-- Begin --

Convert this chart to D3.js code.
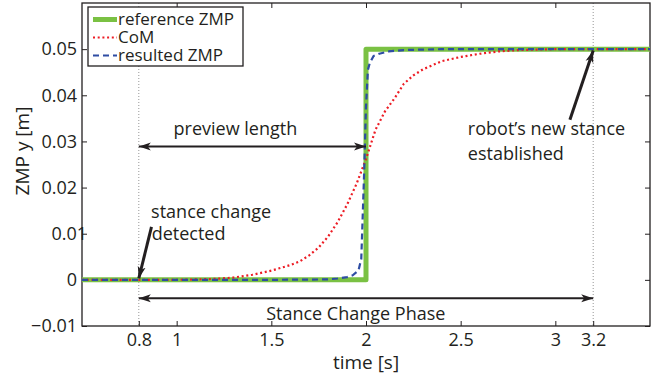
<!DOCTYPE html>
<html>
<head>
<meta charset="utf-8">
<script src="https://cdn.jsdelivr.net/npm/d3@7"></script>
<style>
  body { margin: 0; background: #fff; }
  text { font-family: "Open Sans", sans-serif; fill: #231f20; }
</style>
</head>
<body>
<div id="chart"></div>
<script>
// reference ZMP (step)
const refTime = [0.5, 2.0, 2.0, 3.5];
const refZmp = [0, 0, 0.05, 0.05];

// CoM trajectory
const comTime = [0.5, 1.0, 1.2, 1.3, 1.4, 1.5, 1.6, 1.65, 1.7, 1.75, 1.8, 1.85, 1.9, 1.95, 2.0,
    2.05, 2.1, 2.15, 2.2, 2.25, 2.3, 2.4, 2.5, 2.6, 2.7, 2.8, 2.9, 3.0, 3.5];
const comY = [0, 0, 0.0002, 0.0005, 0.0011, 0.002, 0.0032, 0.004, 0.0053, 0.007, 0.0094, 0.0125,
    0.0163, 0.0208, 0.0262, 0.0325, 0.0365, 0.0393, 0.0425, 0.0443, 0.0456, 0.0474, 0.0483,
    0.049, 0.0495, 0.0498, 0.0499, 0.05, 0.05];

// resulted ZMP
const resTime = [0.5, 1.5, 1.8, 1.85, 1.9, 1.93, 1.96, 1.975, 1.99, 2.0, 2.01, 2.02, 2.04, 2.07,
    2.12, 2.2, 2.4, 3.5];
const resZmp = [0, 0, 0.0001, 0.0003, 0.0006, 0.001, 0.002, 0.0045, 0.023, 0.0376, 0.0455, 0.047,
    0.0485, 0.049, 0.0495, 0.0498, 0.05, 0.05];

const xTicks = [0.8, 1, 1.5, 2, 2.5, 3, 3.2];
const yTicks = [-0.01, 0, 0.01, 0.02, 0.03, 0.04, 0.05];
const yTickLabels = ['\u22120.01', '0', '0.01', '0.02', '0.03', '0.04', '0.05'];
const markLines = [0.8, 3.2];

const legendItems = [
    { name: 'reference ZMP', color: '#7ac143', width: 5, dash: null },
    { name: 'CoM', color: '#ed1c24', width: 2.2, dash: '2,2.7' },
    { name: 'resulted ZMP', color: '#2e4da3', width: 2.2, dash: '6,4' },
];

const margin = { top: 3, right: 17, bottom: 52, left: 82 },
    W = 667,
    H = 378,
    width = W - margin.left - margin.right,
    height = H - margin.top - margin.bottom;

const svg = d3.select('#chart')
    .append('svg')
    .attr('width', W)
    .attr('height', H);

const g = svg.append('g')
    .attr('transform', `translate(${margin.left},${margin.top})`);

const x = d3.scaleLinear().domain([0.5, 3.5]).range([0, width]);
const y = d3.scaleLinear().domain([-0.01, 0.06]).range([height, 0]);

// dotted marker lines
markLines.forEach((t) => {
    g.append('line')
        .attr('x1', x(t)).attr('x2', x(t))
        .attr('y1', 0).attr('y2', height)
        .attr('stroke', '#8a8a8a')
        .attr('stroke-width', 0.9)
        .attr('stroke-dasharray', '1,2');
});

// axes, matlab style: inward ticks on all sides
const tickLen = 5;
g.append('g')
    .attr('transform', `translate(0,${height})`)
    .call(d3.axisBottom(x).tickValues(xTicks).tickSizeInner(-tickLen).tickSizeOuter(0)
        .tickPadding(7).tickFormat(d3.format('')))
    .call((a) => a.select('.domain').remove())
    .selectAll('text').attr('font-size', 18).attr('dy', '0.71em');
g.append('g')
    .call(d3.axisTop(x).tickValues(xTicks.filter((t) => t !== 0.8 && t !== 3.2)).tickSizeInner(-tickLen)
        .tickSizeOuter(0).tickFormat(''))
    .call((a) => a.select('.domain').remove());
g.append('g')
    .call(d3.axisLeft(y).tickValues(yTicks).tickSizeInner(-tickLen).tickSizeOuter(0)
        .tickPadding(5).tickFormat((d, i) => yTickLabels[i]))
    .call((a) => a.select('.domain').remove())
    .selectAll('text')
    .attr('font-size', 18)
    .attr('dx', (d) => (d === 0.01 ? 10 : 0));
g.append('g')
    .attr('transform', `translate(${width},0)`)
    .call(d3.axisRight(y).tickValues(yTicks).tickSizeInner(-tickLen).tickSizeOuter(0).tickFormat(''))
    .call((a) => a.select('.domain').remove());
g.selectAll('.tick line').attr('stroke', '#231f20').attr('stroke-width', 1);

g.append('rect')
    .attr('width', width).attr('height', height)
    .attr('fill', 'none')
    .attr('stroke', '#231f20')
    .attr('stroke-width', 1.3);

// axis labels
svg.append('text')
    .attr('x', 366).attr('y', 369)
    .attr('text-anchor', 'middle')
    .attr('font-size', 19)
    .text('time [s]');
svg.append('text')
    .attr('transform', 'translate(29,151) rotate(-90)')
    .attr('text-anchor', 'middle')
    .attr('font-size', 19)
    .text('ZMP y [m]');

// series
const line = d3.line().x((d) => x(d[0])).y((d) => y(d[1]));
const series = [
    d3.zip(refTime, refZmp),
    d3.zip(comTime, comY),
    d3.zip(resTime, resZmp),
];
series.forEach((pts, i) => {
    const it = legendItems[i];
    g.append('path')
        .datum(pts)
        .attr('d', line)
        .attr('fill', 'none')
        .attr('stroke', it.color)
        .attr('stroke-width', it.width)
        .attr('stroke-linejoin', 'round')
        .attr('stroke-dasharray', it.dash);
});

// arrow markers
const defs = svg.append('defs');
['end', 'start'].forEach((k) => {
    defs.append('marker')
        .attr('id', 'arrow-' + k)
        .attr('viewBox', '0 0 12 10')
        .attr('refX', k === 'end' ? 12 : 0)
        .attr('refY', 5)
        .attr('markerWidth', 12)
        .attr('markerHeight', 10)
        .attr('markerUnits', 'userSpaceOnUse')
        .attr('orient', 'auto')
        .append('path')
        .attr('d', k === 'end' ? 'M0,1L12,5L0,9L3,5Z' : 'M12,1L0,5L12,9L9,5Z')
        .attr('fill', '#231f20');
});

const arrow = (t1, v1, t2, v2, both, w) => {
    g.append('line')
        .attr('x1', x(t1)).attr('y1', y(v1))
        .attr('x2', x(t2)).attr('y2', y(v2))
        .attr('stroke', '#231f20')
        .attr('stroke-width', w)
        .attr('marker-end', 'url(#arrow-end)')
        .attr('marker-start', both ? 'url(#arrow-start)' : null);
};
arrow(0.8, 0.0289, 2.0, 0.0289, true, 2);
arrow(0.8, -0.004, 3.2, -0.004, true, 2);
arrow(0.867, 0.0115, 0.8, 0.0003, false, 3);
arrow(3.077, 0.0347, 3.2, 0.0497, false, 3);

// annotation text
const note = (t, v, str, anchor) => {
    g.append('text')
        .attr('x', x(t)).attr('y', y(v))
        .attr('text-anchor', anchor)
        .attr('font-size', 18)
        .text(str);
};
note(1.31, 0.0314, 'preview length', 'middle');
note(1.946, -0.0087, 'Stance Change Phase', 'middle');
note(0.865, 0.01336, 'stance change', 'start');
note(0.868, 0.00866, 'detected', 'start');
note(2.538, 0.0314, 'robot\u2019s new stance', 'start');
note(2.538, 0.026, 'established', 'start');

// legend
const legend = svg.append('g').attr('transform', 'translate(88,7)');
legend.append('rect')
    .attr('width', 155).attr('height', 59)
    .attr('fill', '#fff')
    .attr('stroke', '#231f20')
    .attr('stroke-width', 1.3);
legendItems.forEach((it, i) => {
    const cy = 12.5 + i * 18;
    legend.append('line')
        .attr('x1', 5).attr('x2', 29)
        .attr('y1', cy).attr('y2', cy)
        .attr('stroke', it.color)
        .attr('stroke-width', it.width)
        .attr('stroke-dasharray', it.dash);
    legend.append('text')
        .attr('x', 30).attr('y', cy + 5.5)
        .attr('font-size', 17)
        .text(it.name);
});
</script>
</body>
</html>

-- End --

> [Requirement]: Up to and including the line containing "0.049, 0.0495, 0.0498, 0.0499, 0.05, 0.05];", repeat every line from the start of the data, but none of the pictures.

> [Answer to this task]:
Convert this chart to D3.js code.
<!DOCTYPE html>
<html>
<head>
<meta charset="utf-8">
<script src="https://cdn.jsdelivr.net/npm/d3@7"></script>
<style>
  body { margin: 0; background: #fff; }
  text { font-family: "Open Sans", sans-serif; fill: #231f20; }
</style>
</head>
<body>
<div id="chart"></div>
<script>
// reference ZMP (step)
const refTime = [0.5, 2.0, 2.0, 3.5];
const refZmp = [0, 0, 0.05, 0.05];

// CoM trajectory
const comTime = [0.5, 1.0, 1.2, 1.3, 1.4, 1.5, 1.6, 1.65, 1.7, 1.75, 1.8, 1.85, 1.9, 1.95, 2.0,
    2.05, 2.1, 2.15, 2.2, 2.25, 2.3, 2.4, 2.5, 2.6, 2.7, 2.8, 2.9, 3.0, 3.5];
const comY = [0, 0, 0.0002, 0.0005, 0.0011, 0.002, 0.0032, 0.004, 0.0053, 0.007, 0.0094, 0.0125,
    0.0163, 0.0208, 0.0262, 0.0325, 0.0365, 0.0393, 0.0425, 0.0443, 0.0456, 0.0474, 0.0483,
    0.049, 0.0495, 0.0498, 0.0499, 0.05, 0.05];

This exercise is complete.